Dydrogesterone, also known as 6-dehydro-9β,10α-progesterone or as 9β,10α-pregna-4,6-diene-3,20-dione, is a synthetic pregnane steroid and a derivative of progesterone and retroprogesterone (9β,10α-progesterone). Retroprogesterone derivatives like dydrogesterone are analogues of progesterone in which the hydrogen atom at the 9th carbon has been switched from the α-position (below the plane) to the β-position (above the plane) and the methyl group at the 10th carbon has been switched from the β-position to the α-position. This reversed configuration in dydrogesterone results in a "bent" spatial geometry in which the plane of rings A and B is orientated at a 60° angle below the rings C and D. Dydrogesterone also has an additional double bond between the C6 and C7 positions (4,6-dien-3-one configuration). While its chemical structure is close to that of progesterone, these changes result in dydrogesterone having improved oral activity and metabolic stability, among other differences, in comparison to progesterone.

===Analogues===
Other retroprogesterone derivatives, and analogues of dydrogesterone, include trengestone (1,6-didehydro-6-chlororetroprogesterone) and Ro 6-3129 (16α-ethylthio-6-dehydroretroprogesterone).

===Synthesis===
Dydrogesterone is synthesized and manufactured by treatment of progesterone with ultraviolet light exposure.

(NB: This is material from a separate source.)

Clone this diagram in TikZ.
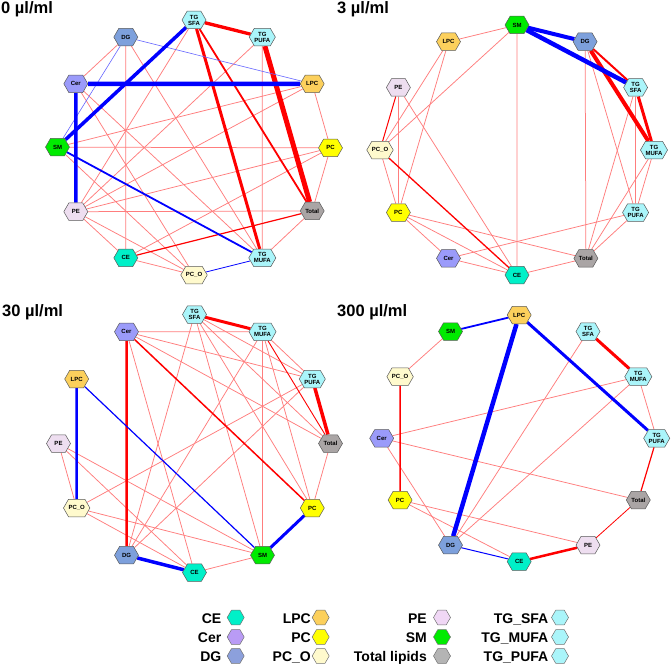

Chemical syntheses of dydrogesterone have been published.

==History==
Dydrogesterone is a progestin which was first synthesized by Duphar in the 1950s and was first introduced to the market in 1961. It is unique, being the only retrosteroid that is commercially available and its molecular structure is closely related to that of natural progesterone, but it has enhanced oral bioavailability. It is estimated that during the period from 1977 to 2005 around 38 million women were treated with dydrogesterone and that fetuses were exposed to dydrogesterone in utero in more than 10 million pregnancies. It has been approved in more than 100 countries worldwide. It is commercially marketed under the brand name Dydroboon and manufactured by Mankind Pharma. Dydrogesterone was first introduced, by Duphar, as Duphaston in the United Kingdom in 1961. Subsequently, it was introduced in the United States as Duphaston and Gynorest in 1962 and 1968, respectively. Duphaston was removed from the United States market in 1979, and Gynorest is also no longer available in the United States.

==Society and culture==

===Generic names===
Dydrogesterone is the generic name of the drug and its INN, USAN, and BAN, while dydrogestérone is its DCF and didrogesterone is its DCIT. It was also originally known as isopregnenone. Dydrogesterone has also been referred to as retroprogesterone, but should not be confused with retroprogesterone.

===Brand names===
Dydrogesterone is marketed mainly under the brand names Duphaston (alone) and Femoston (in combination with estradiol). It also is or has been marketed alone under the brand names Dabroston, Divatrone, Dufaston, Duvaron, Dydrofem, Femoston, Gestatron, Gynorest, Prodel, Retrone, Terolut and Zuviston and in combination with estradiol under the brand names Climaston, Femaston, and Femphascyl.

===Availability===
Dydrogesterone is available widely throughout the world. It is marketed in the United Kingdom, India, Ireland, South Africa, and Australia, but not in the United States, Canada, or New Zealand. The medication was previously available in the United States, but has since been discontinued in this country. Dydrogesterone is also available in elsewhere in Europe, as well as in Central and South America, Asia, and North Africa.